On the night of the exhibition, however, he was the champion of uncharacteristic conservativism. And when he ducked his cue ball behind the stack after sinking the match’s first six balls, with other shots still available, I distinctly heard one of the several hundred spectators mutter, “Aw, Jesus.” Mizerak gave Jack a studied stony stare but returned the safety in silence. Jack proceeded to take all the pace out of the match. Run a few, duck; return a duck; duck again. Brought to the table all too often merely to roll out of safeties and back into them, Mizerak was showing his lower teeth within the match’s first four racks, no sanguine sign. By the eighth rack, he was talking to himself, even more ominous.

However, just as it is said that the elephant schleps through the jungle but gets where he’s going all the same, the game did make grudging progress.
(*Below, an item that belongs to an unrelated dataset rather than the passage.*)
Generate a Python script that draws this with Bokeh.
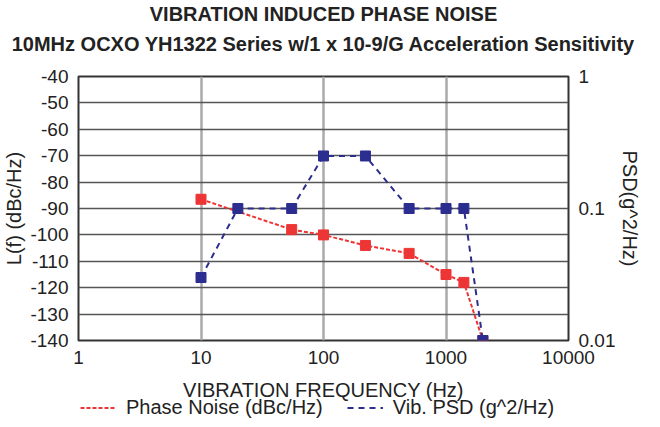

Down 90-60 or thereabouts, Jack was still within that attainable 30-ball run when, to add a bit of local color, he maneuvered the Mighty Miz into the game’s ultimate humiliation, three consecutive scratches. Mizerak and the 3 ball were the same shade of red. He rebroke the full rack of balls; Jack disdained safety play for once and vaingloriously slammed an object ball into the rail, breaking open many others.

Having watched his worthy adversary flush billiards exhibition decorum down the tubes long since, Mizerak was not about to restore any. Speaking directly to Jack but clearly meant to be heard by one and all, Mizerak orated grandly, “Well, you can just siddown now!”

True to character, Jack remained standing through the first 45 or so of the inevitable 75-and-out, as though he were in his regular lunch hour sessions with me; and Mizerak made it a point to make eye contact after every one of those balls. “Six!” Plop. Stare. “Thirteen!” Plop. Stare. And he began to swagger and call his next shot position while the balls were still rolling; his A-game moves. “I can’t play anyway,” Jack confided to me at one point, enlarging his customary utterance by one word. “I’m too upset.”

Finally, he melted back into the chair for the run’s last 30 balls, and circulation returned to the audience’s collective buns. The next day, the Chicago Tribune primly reported that “Steve Mizerak, Perth Amboy, N.J., defeated Jack Gunne of Chicago, 150-58, in a pocket billiards exhibition.” Jack had the clipping laminated and mounted in a professionally drawn caricature of himself; his “thought bubble” read, “Brutal. Just brutal.”

Jack’s gone now, dead at 46; it’s probably only Mizerak and I who remember the game, and maybe not even that many. What I remember most was thinking just how much of you ultimately shows up in your pool game, whether you plan it that way or not; and how watching Jack lose like that was probably the hardest thing our friendship would ever ask me to do. Until I lost him too. As things turned out, his luck wasn’t that terrific outside pool either.